Find an angle in the given quadrilateral
Let $AD\cap BC=\{E\}$.
Thus, since $$\frac{AE}{CE}\cdot\frac{CE}{DE}\cdot\frac{DE}{BE}\cdot\frac{BE}{AE}=1$$ we obtain: $$\frac{\sin50^{\circ}}{\sin20^{\circ}}\cdot\frac{\sin60^{\circ}}{\sin50^{\circ}}\cdot\frac{\sin(70^{\circ}-x)}{\sin{x}}\cdot\frac{\sin80^{\circ}}{\sin30^{\circ}}=1$$ or $$\frac{\sin(70^{\circ}-x)}{\sin{x}}=\frac{\sin20^{\circ}\sin30^{\circ}}{\sin60^{\circ}\sin80^{\circ}}.$$ But it's obvious that $x$ is an acute angle and $\frac{\sin(70^{\circ}-x)}{\sin{x}}$ decreases.
Id est, it's enough to prove that: $$\frac{\sin10^{\circ}}{\sin60^{\circ}}=\frac{\sin20^{\circ}\sin30^{\circ}}{\sin60^{\circ}\sin80^{\circ}}$$ or $$2\sin10^{\circ}\sin80^{\circ}=\sin20^{\circ},$$ which is obvious.
We draw first the red rhombus $ABFE$ with angles $100^\circ$ and $80^\circ$. Then we draw the lines $g$, $h$ through $A$ and $F$ which make an angle of $20^\circ$ with two sides of the rhombus. Due to symmetry these lines intersect at a point $D$ on the symmetry axis $BE$ of the rhombus. All black noted angle sizes in the figure can now be immediately verified. It is easily seen that all angles at $D$, in particular the angle $x$, are $60^\circ$.

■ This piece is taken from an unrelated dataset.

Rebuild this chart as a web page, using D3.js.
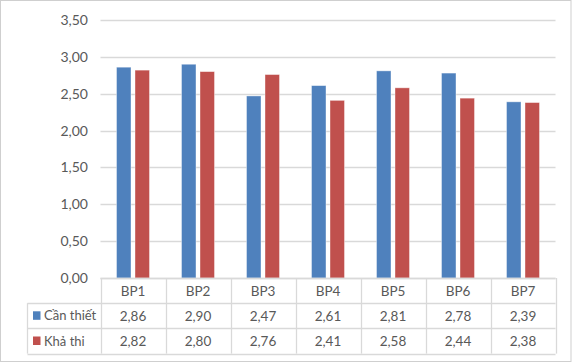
<!DOCTYPE html>
<html><head><meta charset="utf-8">
<script src="https://cdn.jsdelivr.net/npm/d3@7"></script>
<style>
html,body{margin:0;padding:0;background:#fff;}
svg{display:block;}
text{font-family:Lato,"Liberation Sans",sans-serif;fill:#595959;}
</style></head>
<body><svg id="c" width="573" height="364"></svg>
<script>
const categories = ["BP1","BP2","BP3","BP4","BP5","BP6","BP7"];
const seriesNames = ["Cần thiết","Khả thi"];
const canThiet = [2.86,2.90,2.47,2.61,2.81,2.78,2.39];
const khaThi = [2.82,2.80,2.76,2.41,2.58,2.44,2.38];
const yTicks = [0,0.5,1,1.5,2,2.5,3,3.5];
const colors = ["#4F81BD","#C0504D"];

(function(){
const svg = d3.select("#c");
svg.append("rect").attr("x",0.5).attr("y",0.5).attr("width",570.5).attr("height",361).attr("fill","#fff").attr("stroke","#cfcfcf");

const pLeft=100.5, pRight=555.5, pTop=20, pBottom=278;
const fmt = v => d3.format(".2f")(v).replace(".",",");
const y = d3.scaleLinear().domain([0,3.5]).range([pBottom,pTop]);
const x = d3.scaleBand().domain(categories).range([pLeft,pRight]);
const fs = "13.5px";

svg.append("g").selectAll("line").data(yTicks).join("line")
  .attr("x1",pLeft).attr("x2",pRight)
  .attr("y1",d=>Math.round(y(d))+0.5).attr("y2",d=>Math.round(y(d))+0.5)
  .attr("stroke","#d9d9d9").attr("stroke-width",1.3);
const yAxis = d3.axisLeft(y).tickValues(yTicks).tickFormat(fmt).tickSize(0).tickPadding(0);
const ga = svg.append("g").attr("transform",`translate(88,0)`).call(yAxis);
ga.select(".domain").remove();
ga.selectAll("text").attr("font-size","14px").attr("fill","#595959").attr("font-family","Lato,'Liberation Sans',sans-serif");

const series = [canThiet,khaThi];
const barW = 14.5, gap = 4;
series.forEach((vals,si)=>{
  svg.append("g").selectAll("rect").data(vals).join("rect")
    .attr("x",(d,i)=>x(categories[i])+x.bandwidth()/2 + (si===0 ? -gap/2-barW : gap/2))
    .attr("width",barW)
    .attr("y",d=>y(d)).attr("height",d=>y(0)-y(d))
    .attr("fill",colors[si]).attr("stroke","#ffffff").attr("stroke-opacity",0.5).attr("stroke-width",0.8);
});

const rowH = 25.2;
const tbl = svg.append("g");
const lineC = "#d9d9d9";
const tLeft = 27.5;
const rowsY = [pBottom, pBottom+rowH, pBottom+2*rowH, pBottom+3*rowH];
tbl.append("line").attr("x1",pLeft).attr("x2",pRight).attr("y1",rowsY[0]+0.5).attr("y2",rowsY[0]+0.5).attr("stroke",lineC).attr("stroke-width",1.3);
[1,2,3].forEach(k=>{
  tbl.append("line").attr("x1",tLeft).attr("x2",pRight).attr("y1",Math.round(rowsY[k])+0.5).attr("y2",Math.round(rowsY[k])+0.5).attr("stroke",lineC).attr("stroke-width",1.3);
});
const vx = categories.map(c=>x(c)).concat([pRight]);
vx.forEach(v=>{
  tbl.append("line").attr("x1",Math.round(v)+0.5).attr("x2",Math.round(v)+0.5).attr("y1",rowsY[0]).attr("y2",rowsY[3]).attr("stroke",lineC).attr("stroke-width",1.3);
});
tbl.append("line").attr("x1",tLeft).attr("x2",tLeft).attr("y1",rowsY[1]).attr("y2",rowsY[3]).attr("stroke",lineC).attr("stroke-width",1.3);

tbl.selectAll("text.h").data(categories).join("text").attr("class","h")
  .attr("x",d=>x(d)+x.bandwidth()/2).attr("y",rowsY[0]+rowH/2+1).attr("dy","0.36em")
  .attr("text-anchor","middle").attr("font-size",fs).text(d=>d);
series.forEach((vals,si)=>{
  const cy = rowsY[si+1]+rowH/2;
  tbl.append("g").selectAll("text").data(vals).join("text")
    .attr("x",(d,i)=>x(categories[i])+x.bandwidth()/2).attr("y",cy).attr("dy","0.36em")
    .attr("text-anchor","middle").attr("font-size",fs).text(d=>fmt(d));
  tbl.append("rect").attr("x",33).attr("y",cy-4.5).attr("width",7.5).attr("height",8.5).attr("fill",colors[si]);
  tbl.append("text").attr("x",44).attr("y",cy).attr("dy","0.36em").attr("font-size","13px").text(seriesNames[si]);
});
})();
</script></body></html>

Since $|CF|=|EF|$ the triangle CFB is isosceles. This certifies the $50^\circ$ of the median angle at $C$, and in a second step the $50^\circ$ of the lower angle there, as well as the angle $30^\circ$ at $B$. It follows that our quadrilateral $ABDC$ is a copy of your $ABDC$.